--- Collection entries ---
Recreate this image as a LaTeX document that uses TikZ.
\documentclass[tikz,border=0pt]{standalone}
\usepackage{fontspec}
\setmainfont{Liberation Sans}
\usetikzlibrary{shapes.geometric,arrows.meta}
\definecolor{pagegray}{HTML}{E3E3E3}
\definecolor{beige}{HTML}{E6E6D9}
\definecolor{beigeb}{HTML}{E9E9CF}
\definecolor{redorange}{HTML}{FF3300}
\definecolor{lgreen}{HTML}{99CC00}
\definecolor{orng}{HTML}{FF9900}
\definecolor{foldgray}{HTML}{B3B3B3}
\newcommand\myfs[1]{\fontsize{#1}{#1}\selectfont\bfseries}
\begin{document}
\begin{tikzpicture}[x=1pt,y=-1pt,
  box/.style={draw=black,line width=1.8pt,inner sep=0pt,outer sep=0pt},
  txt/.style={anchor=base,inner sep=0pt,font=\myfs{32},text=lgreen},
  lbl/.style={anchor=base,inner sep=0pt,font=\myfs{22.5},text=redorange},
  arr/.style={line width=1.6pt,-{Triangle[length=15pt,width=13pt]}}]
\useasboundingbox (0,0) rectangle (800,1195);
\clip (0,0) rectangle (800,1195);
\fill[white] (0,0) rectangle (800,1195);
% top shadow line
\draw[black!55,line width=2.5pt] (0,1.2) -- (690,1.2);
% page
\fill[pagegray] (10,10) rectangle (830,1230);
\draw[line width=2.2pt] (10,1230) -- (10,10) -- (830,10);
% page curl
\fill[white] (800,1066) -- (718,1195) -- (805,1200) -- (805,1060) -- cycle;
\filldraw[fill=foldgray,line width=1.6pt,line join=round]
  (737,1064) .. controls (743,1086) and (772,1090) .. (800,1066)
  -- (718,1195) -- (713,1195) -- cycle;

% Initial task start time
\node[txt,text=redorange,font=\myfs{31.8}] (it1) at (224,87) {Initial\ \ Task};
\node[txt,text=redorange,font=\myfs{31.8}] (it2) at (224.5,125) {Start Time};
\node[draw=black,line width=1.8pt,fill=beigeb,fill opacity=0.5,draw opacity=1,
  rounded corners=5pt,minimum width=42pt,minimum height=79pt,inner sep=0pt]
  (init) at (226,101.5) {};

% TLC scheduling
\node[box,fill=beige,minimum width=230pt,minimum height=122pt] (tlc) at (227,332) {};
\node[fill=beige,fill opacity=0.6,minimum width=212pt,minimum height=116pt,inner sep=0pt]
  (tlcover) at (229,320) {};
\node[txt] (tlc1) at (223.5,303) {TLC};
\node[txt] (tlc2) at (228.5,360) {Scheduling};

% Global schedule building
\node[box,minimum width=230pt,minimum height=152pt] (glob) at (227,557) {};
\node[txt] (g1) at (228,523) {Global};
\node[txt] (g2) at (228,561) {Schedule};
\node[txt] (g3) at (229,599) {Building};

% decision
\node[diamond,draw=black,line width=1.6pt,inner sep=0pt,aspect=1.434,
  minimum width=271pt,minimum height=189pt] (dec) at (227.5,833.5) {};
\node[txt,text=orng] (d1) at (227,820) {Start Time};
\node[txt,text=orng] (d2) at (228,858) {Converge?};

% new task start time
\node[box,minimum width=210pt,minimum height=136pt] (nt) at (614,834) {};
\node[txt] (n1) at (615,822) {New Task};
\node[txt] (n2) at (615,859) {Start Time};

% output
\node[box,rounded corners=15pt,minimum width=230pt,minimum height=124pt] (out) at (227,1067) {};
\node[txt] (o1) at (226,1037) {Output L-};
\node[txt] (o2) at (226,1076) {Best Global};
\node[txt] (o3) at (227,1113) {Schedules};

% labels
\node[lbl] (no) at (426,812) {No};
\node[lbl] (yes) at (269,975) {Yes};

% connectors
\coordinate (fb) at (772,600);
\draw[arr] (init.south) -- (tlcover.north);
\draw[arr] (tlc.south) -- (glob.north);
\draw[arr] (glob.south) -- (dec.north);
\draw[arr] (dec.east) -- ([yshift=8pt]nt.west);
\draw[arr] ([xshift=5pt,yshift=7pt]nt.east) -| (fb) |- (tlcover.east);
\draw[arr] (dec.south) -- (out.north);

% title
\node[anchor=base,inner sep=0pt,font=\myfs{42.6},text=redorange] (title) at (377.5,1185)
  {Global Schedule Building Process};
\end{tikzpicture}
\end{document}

--

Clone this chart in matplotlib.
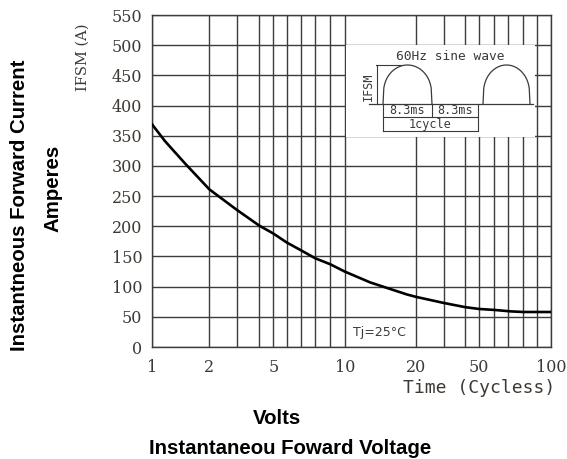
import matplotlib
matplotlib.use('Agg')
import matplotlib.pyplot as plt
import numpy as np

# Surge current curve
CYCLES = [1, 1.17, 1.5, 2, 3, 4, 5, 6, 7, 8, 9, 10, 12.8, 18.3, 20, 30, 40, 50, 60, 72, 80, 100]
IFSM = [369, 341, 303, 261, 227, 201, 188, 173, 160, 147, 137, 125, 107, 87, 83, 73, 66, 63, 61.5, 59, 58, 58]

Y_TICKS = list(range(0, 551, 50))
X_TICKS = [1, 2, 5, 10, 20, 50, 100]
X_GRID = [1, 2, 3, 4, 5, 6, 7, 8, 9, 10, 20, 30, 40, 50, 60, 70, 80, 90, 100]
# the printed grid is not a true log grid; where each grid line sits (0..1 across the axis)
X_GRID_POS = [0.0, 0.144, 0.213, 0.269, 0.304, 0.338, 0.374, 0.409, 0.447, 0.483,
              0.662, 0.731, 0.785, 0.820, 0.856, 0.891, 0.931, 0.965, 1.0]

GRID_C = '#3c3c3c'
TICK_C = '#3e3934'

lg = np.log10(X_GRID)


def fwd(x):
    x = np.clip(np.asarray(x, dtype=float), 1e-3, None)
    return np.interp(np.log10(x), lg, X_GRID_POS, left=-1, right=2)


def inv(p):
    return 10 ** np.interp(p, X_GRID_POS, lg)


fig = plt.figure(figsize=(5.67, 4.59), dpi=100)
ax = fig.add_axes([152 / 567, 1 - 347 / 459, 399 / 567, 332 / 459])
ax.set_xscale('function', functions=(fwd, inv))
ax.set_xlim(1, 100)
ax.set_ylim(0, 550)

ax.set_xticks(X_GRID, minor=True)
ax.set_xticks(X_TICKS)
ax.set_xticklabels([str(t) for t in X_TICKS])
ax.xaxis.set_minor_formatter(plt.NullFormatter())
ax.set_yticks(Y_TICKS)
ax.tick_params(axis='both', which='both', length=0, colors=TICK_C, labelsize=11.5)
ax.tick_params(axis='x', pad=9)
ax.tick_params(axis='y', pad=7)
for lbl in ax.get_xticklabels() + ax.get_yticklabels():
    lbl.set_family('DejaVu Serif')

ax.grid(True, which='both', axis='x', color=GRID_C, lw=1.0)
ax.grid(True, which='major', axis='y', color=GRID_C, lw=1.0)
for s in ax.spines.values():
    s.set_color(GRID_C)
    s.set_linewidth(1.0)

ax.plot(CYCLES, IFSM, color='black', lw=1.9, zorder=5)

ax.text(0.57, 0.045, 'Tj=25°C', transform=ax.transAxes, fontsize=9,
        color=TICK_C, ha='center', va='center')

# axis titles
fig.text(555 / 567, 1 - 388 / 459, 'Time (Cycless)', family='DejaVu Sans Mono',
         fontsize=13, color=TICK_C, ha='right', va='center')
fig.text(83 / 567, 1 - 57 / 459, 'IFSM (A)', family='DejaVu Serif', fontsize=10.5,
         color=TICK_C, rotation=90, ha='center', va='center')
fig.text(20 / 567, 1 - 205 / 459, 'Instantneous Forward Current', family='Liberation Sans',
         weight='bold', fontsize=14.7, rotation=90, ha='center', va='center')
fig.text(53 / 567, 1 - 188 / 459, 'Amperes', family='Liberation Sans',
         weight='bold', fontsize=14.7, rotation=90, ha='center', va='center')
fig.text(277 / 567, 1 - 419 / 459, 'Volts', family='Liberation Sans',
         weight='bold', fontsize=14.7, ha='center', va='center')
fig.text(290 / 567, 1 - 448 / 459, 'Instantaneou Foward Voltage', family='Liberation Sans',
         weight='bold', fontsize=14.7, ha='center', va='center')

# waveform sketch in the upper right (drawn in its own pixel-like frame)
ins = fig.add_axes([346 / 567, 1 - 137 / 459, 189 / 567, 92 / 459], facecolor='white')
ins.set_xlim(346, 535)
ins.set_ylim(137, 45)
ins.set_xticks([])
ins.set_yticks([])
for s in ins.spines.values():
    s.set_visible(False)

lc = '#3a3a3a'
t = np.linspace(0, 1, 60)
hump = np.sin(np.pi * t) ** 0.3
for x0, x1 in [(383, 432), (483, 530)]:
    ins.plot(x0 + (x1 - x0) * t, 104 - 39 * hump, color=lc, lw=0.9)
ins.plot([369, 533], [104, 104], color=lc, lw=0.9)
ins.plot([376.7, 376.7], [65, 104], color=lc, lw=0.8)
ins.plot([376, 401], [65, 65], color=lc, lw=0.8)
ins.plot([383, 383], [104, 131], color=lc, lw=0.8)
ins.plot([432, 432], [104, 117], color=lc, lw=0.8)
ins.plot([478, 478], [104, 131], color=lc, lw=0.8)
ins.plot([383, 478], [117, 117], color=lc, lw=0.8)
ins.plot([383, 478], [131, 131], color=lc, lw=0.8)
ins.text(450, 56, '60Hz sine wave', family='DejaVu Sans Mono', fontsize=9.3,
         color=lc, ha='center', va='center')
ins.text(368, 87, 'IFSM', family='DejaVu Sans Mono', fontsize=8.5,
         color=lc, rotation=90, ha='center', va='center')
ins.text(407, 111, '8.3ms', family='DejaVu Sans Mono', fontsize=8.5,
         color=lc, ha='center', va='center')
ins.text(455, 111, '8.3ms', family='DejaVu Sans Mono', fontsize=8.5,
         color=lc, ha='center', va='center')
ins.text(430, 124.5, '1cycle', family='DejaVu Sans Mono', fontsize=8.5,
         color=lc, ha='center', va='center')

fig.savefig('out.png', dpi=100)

...

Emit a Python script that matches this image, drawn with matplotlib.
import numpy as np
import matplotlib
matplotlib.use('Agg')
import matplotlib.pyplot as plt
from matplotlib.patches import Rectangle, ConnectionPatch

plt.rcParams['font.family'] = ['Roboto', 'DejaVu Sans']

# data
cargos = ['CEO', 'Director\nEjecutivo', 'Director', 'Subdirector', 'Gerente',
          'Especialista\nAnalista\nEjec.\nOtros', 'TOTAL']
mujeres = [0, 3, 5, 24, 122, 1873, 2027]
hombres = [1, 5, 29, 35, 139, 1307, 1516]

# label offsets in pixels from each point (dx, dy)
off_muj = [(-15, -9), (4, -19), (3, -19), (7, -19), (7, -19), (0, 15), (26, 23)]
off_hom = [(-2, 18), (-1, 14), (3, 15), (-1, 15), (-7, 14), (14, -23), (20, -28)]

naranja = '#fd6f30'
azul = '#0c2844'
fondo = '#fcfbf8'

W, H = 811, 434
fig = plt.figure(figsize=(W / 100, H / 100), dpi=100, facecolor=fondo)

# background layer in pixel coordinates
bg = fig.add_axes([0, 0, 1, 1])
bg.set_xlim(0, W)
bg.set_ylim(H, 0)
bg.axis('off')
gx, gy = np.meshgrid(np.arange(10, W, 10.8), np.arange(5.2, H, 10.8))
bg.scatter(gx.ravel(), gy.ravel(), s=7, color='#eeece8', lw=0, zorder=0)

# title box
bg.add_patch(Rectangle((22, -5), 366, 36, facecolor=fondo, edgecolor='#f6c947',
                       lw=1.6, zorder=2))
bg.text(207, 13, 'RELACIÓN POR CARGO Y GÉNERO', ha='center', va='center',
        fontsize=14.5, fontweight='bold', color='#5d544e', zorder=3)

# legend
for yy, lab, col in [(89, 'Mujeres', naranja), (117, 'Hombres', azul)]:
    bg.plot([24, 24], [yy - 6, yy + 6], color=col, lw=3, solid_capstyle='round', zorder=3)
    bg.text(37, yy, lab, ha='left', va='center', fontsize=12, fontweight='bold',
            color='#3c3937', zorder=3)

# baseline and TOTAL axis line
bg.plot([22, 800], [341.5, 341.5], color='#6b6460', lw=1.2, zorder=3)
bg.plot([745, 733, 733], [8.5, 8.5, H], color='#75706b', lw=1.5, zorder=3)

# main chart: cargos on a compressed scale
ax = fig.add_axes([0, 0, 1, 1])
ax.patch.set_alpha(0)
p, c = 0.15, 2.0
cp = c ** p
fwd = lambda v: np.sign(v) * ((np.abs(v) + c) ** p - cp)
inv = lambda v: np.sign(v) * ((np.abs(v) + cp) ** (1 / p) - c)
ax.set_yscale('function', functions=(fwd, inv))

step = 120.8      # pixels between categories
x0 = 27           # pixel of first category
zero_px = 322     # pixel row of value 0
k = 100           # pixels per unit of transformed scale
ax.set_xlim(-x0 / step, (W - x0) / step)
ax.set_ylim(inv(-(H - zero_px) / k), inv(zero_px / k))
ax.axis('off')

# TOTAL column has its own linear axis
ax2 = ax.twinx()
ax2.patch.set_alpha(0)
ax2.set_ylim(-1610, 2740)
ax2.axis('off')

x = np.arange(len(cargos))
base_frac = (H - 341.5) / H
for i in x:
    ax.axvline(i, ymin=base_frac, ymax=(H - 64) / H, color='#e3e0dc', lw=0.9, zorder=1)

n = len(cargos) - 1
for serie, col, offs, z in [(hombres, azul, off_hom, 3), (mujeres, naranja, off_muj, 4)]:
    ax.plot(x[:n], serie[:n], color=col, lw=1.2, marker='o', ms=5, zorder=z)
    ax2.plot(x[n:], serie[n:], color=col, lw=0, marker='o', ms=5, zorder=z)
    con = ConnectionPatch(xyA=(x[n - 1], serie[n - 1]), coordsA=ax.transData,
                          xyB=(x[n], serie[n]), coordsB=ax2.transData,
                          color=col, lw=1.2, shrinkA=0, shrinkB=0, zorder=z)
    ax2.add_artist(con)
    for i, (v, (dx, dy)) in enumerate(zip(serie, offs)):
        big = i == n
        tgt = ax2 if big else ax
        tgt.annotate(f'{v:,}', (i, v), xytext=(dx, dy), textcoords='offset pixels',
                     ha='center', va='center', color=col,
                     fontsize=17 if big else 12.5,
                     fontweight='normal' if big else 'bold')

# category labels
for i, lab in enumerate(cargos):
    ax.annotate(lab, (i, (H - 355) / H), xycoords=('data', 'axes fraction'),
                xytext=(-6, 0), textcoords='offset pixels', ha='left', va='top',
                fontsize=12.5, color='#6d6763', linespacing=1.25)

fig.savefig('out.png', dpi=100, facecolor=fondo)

--- The request ---
Looking at the records above, report how many lines contain the word "drawn". Answer with the number only.

--- Result of this exercise ---
2